Without a raise since ’11, Chester Upland teachers reject latest contract offer

    Teachers at Science and Discovery High School at Showalter in Chester

    Teachers at Science and Discovery High School at Showalter in Chester

    Years-long gridlock between teachers and management at one of Pennsylvania’s most financially challenged school districts continues.

    This week, teachers at Chester Upland School District in Delaware County rejected a proposed contract. Union president Michele Paulick said while members want a deal, they are willing to hold out for the right one.

    “The members haven’t seen a change in their salary since 2011. So, you imagine our frustration,” she said. “But it wasn’t a tentative agreement our membership could live with.”

    One problem with the agreement is proposed pay raises were less than newly required contributions to employees health plans, according to Paulick, who declined to share the tentative agreement. The Philadelphia Inquirer reported the proposed contract called for employees to make contributions as high as $1,300 a year to their health plans, while most would teachers would have received annual raises of $2,100. The average pay, according to that report, is $75,000.
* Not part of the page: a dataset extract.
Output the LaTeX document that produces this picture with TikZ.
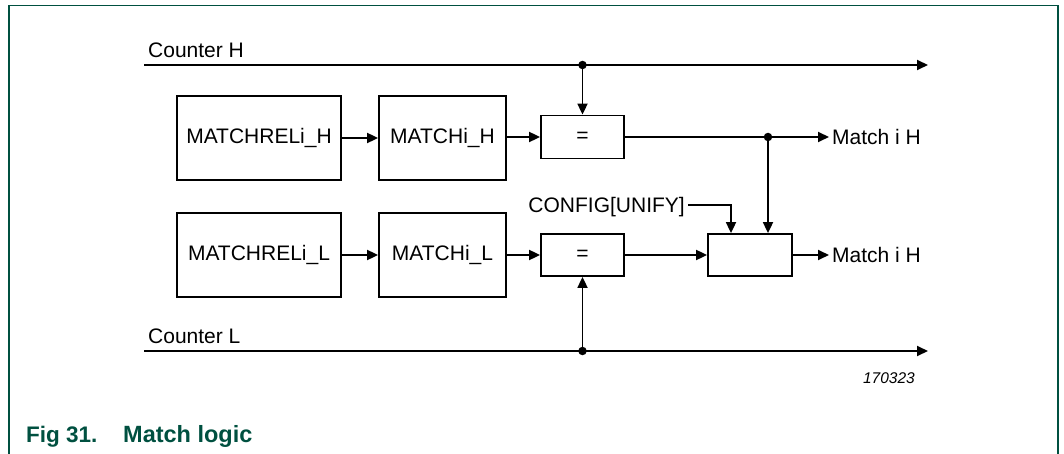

    In members’ eyes, “the salary increase that they’ve offered doesn’t truly offset the amount we’re going ot have to pay in health care,” said Paulick.

    The old contract between the district and the Chester Upland Education Association expired in 2013.

    Since then, both sides been trying to find a workable solution amid the school district’s very public money problems.

    Due to chronic low test scores and financial shortfalls, Chester Upland had has some form of state oversight or outright control for more than 20 years. Instead of a school board, the district has a state-appointed leader, called a receiver.

    In fall 2015, teachers went to work even though school officials told them it didn’t have the funds to issue paychecks, due to Pennsylvania’s long-overdue state budget. In the end, the state, which contributes a greater portion of funding to Chester Upland and other districts where property taxes are insufficient, bailed the district out.

    After protests by teachers last summer, contract negotiations resumed in the fall, leading to the tentative agreement rejected this week.

    “We are truly disappointed by the results of this vote,” said Peter R. Barsz, Chester Upland’s interim receiver, in an emailed statement. “It is our belief that hours of productive talks produced a proposed agreement that was fair to all parties.”

    Paulick said the union has distributed surveys to its two hundred plus members, covering what they would accept in a future agreement. She said representatives of the two sides spoke this week. In a statement, the district said no further talks are scheduled.